Google is facing the heat in the AI race. The company is reportedly months behind schedule on the release of its next flagship AI model – Gemini 3.5 Pro. It is believed that Google was forced to delay the planned launch for Gemini 3.5 Pro after facing a roadblock in development – the model failed to meet internal goals, particularly in coding – an area where OpenAI and Anthropic have largely dominated.
As per a report from Bloomberg, Gemini 3.5 pro was supposed to launch in June after Google CEO Sundar Pichai announced the AI model during Google I/O in May. At the time, Pichai said that the company had already begun using Gemini 3.5 Pro internally.
However, Google engineers are reportedly not happy with the performance of Gemini 3.5. Meanwhile, Anthropic and OpenAI have continued to release newer models, including Claude Fable 5 and GPT-5.6 respectively – two models that are so advanced that the US initially asked the two companies to limit their releases.
Following the report, shares of Alphabet, Google’s parent company, fell by nearly 3 per cent, and at one stage trading down about 4 per cent on Thursday.
Why has Google delayed Gemini 3.5 Pro?
The report claims that Google engineers, AI researchers and managers have grown frustrated with the slow progress of Gemini 3.5 Pro. Internally, employees are worried that the company may lose ground in the AI market as Gemini falls short of the competition particularly in coding.
One person said Google updated the data used to train Gemini late last month in an effort to improve its coding skills, but the results were disappointing.
To give you some context about the importance of coding. In recent months, OpenAI has doubled down on its coding platform Codex in a bid to gain a bigger share of the enterprise market where Anthropic has had the edge.
According to employees cited by the report, Google’s size has also contributed to delays. Multiple layers of stakeholders are involved in model launches at the company, as it tries to apply AI across search, maps, YouTube and other products.
One former employee said getting every department to move in the same direction was like trying to “boil an ocean.” Current and former staff said shifting mandates, duplicated work across teams and competition for resources have made it harder to maintain a clear strategy and to get products into the market quickly.
Google says it is testing Gemini 3.5 Pro
A Google spokesperson told Bloomberg, “We’re shipping quickly across a wide range of models while keeping them highly cost-effective for customers.” The spokesperson added, “We’re currently testing 3.5 Pro, an upgraded Flash model, and other models with partners, and we’re productively engaged with the U.S. government.”
Google has also been in talks with US authorities as scrutiny of advanced AI models increases and companies face questions over testing, safety and national security risks.
This is not to say that Google is completely out of the AI race. The report adds that according to researchers, Gemini’s main strength remains its ability to query Google search data, while Anthropic and OpenAI are viewed as leading on the most powerful general models. Google has pointed to other strengths, including work across text, images and video, as well as progress on world models that mimic physical environments.

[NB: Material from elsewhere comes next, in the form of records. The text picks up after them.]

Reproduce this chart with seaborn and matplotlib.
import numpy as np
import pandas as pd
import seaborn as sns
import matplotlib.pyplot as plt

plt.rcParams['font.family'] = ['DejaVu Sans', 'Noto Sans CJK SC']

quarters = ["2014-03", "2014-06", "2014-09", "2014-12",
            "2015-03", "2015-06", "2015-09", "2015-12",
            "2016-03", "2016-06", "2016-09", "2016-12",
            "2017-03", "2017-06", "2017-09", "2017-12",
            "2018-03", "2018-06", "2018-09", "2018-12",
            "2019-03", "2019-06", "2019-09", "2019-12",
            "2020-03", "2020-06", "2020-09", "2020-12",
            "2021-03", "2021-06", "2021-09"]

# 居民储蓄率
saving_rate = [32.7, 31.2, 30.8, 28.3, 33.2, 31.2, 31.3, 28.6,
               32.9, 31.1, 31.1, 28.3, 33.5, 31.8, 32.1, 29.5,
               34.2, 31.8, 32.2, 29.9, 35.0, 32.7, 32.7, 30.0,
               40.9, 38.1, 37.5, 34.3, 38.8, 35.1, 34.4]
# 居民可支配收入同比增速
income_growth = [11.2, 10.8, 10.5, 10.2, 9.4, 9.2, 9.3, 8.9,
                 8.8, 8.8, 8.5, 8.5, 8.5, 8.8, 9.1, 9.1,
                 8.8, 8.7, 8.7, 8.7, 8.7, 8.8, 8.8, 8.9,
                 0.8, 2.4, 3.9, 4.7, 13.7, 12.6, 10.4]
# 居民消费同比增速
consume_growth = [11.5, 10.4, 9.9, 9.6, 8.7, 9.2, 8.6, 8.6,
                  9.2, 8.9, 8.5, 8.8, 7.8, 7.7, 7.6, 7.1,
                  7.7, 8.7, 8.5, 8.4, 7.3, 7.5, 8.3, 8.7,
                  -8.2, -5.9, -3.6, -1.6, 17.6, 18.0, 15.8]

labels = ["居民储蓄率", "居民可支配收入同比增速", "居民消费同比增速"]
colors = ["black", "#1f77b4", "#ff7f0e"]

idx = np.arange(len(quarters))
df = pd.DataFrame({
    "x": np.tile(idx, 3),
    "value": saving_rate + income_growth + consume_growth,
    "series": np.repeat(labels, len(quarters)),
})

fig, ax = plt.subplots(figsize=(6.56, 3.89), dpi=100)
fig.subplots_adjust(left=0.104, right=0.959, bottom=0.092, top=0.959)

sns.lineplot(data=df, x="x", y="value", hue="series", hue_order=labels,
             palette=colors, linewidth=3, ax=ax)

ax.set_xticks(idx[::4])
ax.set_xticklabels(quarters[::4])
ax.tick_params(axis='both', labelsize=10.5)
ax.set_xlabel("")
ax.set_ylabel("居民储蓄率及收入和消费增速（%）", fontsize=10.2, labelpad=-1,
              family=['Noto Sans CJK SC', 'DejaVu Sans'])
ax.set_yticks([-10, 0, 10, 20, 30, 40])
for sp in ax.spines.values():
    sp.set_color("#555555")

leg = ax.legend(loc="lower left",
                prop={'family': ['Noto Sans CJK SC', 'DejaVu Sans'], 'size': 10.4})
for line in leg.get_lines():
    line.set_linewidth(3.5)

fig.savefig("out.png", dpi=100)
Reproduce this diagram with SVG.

After ChatGPT’s launch in late 2022 raised fears that Google’s search business could be disrupted, the company declared a “code red” to cut through bureaucracy and internal competition. Google co-founder Sergey Brin and others had reportedly pushed for faster progress in AI coding, but those efforts were slowed by competing factions.

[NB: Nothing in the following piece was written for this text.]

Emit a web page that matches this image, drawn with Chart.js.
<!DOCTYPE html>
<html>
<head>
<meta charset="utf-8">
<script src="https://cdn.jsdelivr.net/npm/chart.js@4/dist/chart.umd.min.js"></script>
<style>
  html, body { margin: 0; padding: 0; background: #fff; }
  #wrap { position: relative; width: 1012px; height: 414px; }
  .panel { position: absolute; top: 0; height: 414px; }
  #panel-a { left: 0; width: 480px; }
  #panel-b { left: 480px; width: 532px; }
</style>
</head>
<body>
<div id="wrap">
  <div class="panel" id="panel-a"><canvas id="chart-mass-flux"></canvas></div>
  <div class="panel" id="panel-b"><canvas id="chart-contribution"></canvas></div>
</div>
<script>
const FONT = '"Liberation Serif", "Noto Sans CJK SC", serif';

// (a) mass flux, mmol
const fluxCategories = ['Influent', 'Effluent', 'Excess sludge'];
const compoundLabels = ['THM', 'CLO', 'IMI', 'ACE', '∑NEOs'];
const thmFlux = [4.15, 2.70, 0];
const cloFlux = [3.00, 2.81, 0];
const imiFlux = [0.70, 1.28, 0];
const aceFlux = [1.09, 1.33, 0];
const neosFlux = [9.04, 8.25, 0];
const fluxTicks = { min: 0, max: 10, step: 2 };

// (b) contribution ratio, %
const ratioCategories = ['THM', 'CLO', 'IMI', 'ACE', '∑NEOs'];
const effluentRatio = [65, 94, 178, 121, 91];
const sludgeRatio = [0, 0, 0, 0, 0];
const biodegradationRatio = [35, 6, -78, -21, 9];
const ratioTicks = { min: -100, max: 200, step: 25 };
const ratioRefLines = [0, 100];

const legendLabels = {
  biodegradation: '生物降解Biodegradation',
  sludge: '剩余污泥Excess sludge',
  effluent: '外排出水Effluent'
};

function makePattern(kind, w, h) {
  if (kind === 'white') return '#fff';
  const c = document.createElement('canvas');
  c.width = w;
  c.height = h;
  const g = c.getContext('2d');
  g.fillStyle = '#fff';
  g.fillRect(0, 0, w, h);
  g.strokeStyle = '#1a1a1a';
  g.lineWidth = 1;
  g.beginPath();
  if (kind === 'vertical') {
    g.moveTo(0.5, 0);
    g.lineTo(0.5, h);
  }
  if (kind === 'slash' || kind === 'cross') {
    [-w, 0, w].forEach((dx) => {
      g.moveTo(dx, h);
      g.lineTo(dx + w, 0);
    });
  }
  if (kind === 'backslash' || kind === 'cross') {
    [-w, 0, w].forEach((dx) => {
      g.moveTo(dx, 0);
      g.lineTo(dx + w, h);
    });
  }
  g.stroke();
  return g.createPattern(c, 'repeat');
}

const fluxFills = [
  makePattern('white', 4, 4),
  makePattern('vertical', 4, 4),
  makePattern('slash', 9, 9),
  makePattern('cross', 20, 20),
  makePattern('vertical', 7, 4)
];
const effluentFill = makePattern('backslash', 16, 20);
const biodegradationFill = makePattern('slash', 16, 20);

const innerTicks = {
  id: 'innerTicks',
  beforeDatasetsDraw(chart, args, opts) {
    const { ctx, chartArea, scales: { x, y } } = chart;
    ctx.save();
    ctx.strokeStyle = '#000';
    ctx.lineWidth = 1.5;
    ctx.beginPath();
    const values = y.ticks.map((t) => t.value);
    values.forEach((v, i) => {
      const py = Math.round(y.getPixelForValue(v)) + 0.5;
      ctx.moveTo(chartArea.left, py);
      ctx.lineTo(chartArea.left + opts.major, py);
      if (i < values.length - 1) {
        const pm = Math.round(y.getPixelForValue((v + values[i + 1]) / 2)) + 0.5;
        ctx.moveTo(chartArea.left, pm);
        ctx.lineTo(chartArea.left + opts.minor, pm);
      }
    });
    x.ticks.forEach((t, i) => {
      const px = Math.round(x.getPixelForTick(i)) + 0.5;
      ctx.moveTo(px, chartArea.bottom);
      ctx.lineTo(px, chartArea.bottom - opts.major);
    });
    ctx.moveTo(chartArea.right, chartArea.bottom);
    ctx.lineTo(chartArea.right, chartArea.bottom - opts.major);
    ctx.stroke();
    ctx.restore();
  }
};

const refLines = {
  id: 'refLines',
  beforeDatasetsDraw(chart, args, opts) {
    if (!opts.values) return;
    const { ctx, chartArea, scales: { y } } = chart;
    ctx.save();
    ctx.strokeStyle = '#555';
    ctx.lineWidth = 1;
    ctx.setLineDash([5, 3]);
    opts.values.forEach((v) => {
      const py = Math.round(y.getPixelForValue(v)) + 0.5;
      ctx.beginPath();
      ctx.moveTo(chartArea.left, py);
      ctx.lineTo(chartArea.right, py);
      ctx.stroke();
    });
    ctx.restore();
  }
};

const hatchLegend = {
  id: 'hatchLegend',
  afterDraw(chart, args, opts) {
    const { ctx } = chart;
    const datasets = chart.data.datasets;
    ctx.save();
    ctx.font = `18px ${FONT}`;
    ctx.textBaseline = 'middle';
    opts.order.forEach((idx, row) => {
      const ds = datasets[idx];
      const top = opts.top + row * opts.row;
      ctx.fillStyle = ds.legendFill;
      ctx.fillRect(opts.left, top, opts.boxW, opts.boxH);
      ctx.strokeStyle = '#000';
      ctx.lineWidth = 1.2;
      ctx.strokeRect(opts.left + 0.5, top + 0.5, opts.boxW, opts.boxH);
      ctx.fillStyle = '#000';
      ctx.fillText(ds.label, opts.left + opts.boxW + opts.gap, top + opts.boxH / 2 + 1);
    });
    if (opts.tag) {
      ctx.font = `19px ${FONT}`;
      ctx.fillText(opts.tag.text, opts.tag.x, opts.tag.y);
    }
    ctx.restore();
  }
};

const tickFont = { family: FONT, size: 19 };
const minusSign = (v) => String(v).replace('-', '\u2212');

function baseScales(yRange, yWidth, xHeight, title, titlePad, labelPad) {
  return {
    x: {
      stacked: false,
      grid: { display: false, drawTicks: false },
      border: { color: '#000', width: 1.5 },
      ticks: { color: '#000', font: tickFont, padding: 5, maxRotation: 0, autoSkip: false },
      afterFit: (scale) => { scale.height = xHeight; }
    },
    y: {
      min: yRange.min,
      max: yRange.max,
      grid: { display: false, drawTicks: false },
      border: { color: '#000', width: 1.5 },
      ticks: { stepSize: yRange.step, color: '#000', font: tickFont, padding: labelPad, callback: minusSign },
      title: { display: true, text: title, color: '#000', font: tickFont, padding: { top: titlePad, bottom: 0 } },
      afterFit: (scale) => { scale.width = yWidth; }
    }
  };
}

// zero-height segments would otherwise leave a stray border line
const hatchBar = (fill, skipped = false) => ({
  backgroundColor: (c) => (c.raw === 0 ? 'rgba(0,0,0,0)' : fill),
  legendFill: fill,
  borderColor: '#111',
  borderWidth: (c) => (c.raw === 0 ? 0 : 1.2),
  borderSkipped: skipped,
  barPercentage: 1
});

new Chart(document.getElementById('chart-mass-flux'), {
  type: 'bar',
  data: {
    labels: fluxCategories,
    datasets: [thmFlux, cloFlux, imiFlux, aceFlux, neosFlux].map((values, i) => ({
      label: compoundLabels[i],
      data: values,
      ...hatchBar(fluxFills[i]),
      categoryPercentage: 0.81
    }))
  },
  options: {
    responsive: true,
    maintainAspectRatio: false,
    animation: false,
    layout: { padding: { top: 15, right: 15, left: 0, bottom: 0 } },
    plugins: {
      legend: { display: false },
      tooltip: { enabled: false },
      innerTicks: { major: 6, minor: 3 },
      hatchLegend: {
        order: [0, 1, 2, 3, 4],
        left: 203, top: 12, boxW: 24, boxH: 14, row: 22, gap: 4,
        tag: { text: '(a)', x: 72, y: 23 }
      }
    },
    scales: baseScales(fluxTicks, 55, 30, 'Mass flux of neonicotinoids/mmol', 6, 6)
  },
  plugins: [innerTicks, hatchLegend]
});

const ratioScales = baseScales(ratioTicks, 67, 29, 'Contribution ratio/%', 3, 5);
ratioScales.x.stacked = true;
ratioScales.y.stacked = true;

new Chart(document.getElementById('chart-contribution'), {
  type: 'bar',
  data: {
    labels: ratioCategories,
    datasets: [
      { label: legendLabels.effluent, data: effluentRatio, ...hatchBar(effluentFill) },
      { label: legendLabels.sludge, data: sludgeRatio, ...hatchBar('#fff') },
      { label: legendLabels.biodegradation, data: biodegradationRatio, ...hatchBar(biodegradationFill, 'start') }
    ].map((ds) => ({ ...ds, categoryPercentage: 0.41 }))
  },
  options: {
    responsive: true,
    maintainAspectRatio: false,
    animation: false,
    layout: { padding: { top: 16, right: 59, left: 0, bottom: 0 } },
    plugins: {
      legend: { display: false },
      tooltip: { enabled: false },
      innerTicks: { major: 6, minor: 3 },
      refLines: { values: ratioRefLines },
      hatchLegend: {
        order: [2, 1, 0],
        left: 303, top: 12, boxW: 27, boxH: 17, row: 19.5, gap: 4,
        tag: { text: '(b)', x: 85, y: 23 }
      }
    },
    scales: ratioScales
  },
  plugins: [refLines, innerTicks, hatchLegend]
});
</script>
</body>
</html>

Google Cloud, Google DeepMind and the Android team are all building AI coding tools, with some consumer product teams also involved.
It is believed that Google employees faced early restrictions on using Gemini to write or analyse software because of concerns that proprietary code could leak into training data. Those policies have since been relaxed, but former staff said they limited early experimentation.
Google recently said that 75 per cent of code at the company was now generated by AI and reviewed before reaching production. The tech giant has also streamlined some coding tools under Google Antigravity. Employees are now expected to use AI to generate code, but it is said that they do face capacity constraints because of competition for computing power.
Frustration over Google’s position in the AI race has also contributed to departures to Anthropic and other labs. Access inside Google to Anthropic’s Claude has meanwhile been restricted to teams working on cutting-edge research and other high-priority projects.